Prometheus metrics can drive HPA scaling via the prometheus-adapter. The adapter queries Prometheus and exposes metrics through the Kubernetes Custom Metrics API. HPA reads these metrics and scales accordingly.

apiVersion: autoscaling/v2
kind: HorizontalPodAutoscaler
metadata:
  name: web-app-hpa
spec:
  scaleTargetRef:
    apiVersion: apps/v1
    kind: Deployment
    name: web-app
  minReplicas: 2
  maxReplicas: 10
  metrics:
    - type: Pods
      pods:
        metric:
          name: http_requests_per_second
        target:
          type: AverageValue
          averageValue: "100"

The adapter transforms counter metrics (like http_requests_total) into rate metrics (http_requests_per_second) that HPA can use as scaling signals.

Retention and Storage

Prometheus stores data in a custom TSDB on local disk.

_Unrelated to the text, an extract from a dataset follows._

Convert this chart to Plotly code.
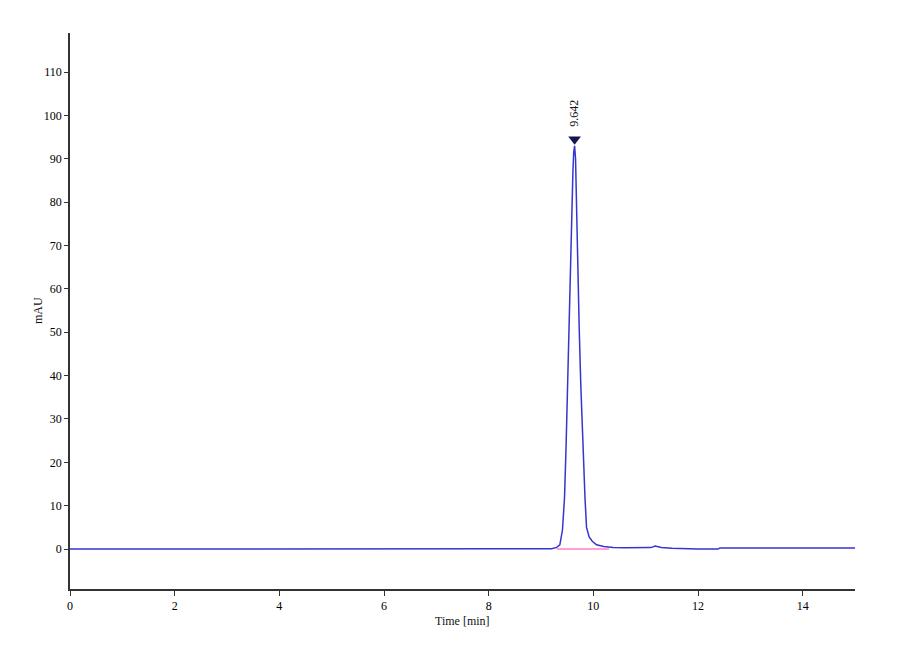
import plotly.graph_objects as go

# chromatogram (time in min, signal in mAU)
time_min = [0.0, 3.0, 6.0, 7.5, 9.0, 9.2, 9.30, 9.36, 9.41, 9.45, 9.48, 9.51,
            9.535, 9.56, 9.585, 9.61, 9.625, 9.642, 9.66, 9.68, 9.70, 9.73,
            9.76, 9.80, 9.84, 9.87, 9.92, 9.98, 10.06, 10.2, 10.38, 10.6,
            11.0, 11.1, 11.18, 11.3, 11.5, 11.75, 12.0, 12.38, 12.42, 15.0]
signal_mau = [0.0, 0.0, 0.0, 0.05, 0.05, 0.1, 0.4, 1.0, 4.4, 12.0, 24.0, 40.0,
              52.0, 64.0, 74.0, 87.0, 91.5, 93.0, 90.0, 76.0, 65.0, 51.0,
              38.0, 24.0, 12.0, 5.0, 2.8, 1.8, 1.0, 0.6, 0.35, 0.3,
              0.25, 0.35, 0.7, 0.35, 0.2, 0.05, 0.0, 0.0, 0.25, 0.25]

# integration baseline under the peak
base_t = [9.3, 10.3]
base_y = [0.0, 0.0]

# peak label
peak_t = [9.642]
peak_y = [94.5]
peak_label = ["9.642"]

serif = "Liberation Serif, Times New Roman, serif"

fig = go.Figure()
fig.add_trace(go.Scatter(x=base_t, y=base_y, mode="lines",
                         line=dict(color="#ff80c8", width=1.5)))
fig.add_trace(go.Scatter(x=time_min, y=signal_mau, mode="lines",
                         line=dict(color="#3535d0", width=1.5)))
fig.add_trace(go.Scatter(x=peak_t, y=peak_y, mode="markers",
                         marker=dict(symbol="triangle-down", size=11, color="#15154f")))

fig.add_annotation(x=peak_t[0], y=peak_y[0], text=peak_label[0], textangle=-90,
                   showarrow=False, yshift=26, xshift=0,
                   font=dict(family=serif, size=12, color="#111111"))

# axis titles placed by hand, closer to the axes than plotly puts them
fig.add_annotation(x=0, y=0.5, xref="paper", yref="paper", text="mAU", textangle=-90,
                   xanchor="center", yanchor="middle",
                   showarrow=False, xshift=-32, font=dict(family=serif, size=12, color="#111111"))
fig.add_annotation(x=0.5, y=0, xref="paper", yref="paper", text="Time [min]",
                   xanchor="center", yanchor="middle",
                   showarrow=False, yshift=-32, font=dict(family=serif, size=12, color="#111111"))

# page body adds 8px offset, so the figure is a bit smaller than the window
fig.update_layout(
    width=892, height=652,
    margin=dict(l=62, r=45, t=25, b=71),
    paper_bgcolor="white", plot_bgcolor="white",
    showlegend=False,
    font=dict(family=serif, size=12, color="#000000"),
)
fig.update_xaxes(range=[0, 15], tickvals=[0, 2, 4, 6, 8, 10, 12, 14],
                 showgrid=False, zeroline=False, showline=True, linecolor="#333333",
                 linewidth=1.5, ticks="outside", ticklen=5, tickcolor="#333333")
fig.update_yaxes(range=[-9.2, 119], tickvals=list(range(0, 111, 10)),
                 showgrid=False, zeroline=False, showline=True, linecolor="#333333",
                 linewidth=1.5, ticks="outside", ticklen=4, tickcolor="#333333")

fig.write_html("out.html")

Data flows through an in-memory head block (most recent 2 hours), then gets compressed to persistent blocks. The demo uses retention: 2h. Production systems typically use 15-30 days.

For long-term storage, use remote write to Thanos (S3/GCS-backed), Cortex/Mimir (horizontally scalable), or VictoriaMetrics (better compression). Each time series consumes about 1-2 bytes per sample. With 10,000 series at 30-second scraping: ~55 MiB/day. Monitor prometheus_tsdb_head_series to track cardinality.

What kube-prometheus-stack Installs

The Helm chart deploys several components:

Component	Purpose
Prometheus Operator	Manages Prometheus instances via CRDs
Prometheus	Scrapes and stores metrics
AlertManager	Routes alerts to notification channels
Grafana	Dashboards and visualization
kube-state-metrics	Exports Kubernetes object state as metrics
Node Exporter	Exports node hardware and OS metrics
Prometheus Adapter	Exposes custom metrics for HPA (optional)

Each component runs as a separate Deployment or DaemonSet. The Prometheus Operator watches for CRD changes and reconfigures Prometheus automatically.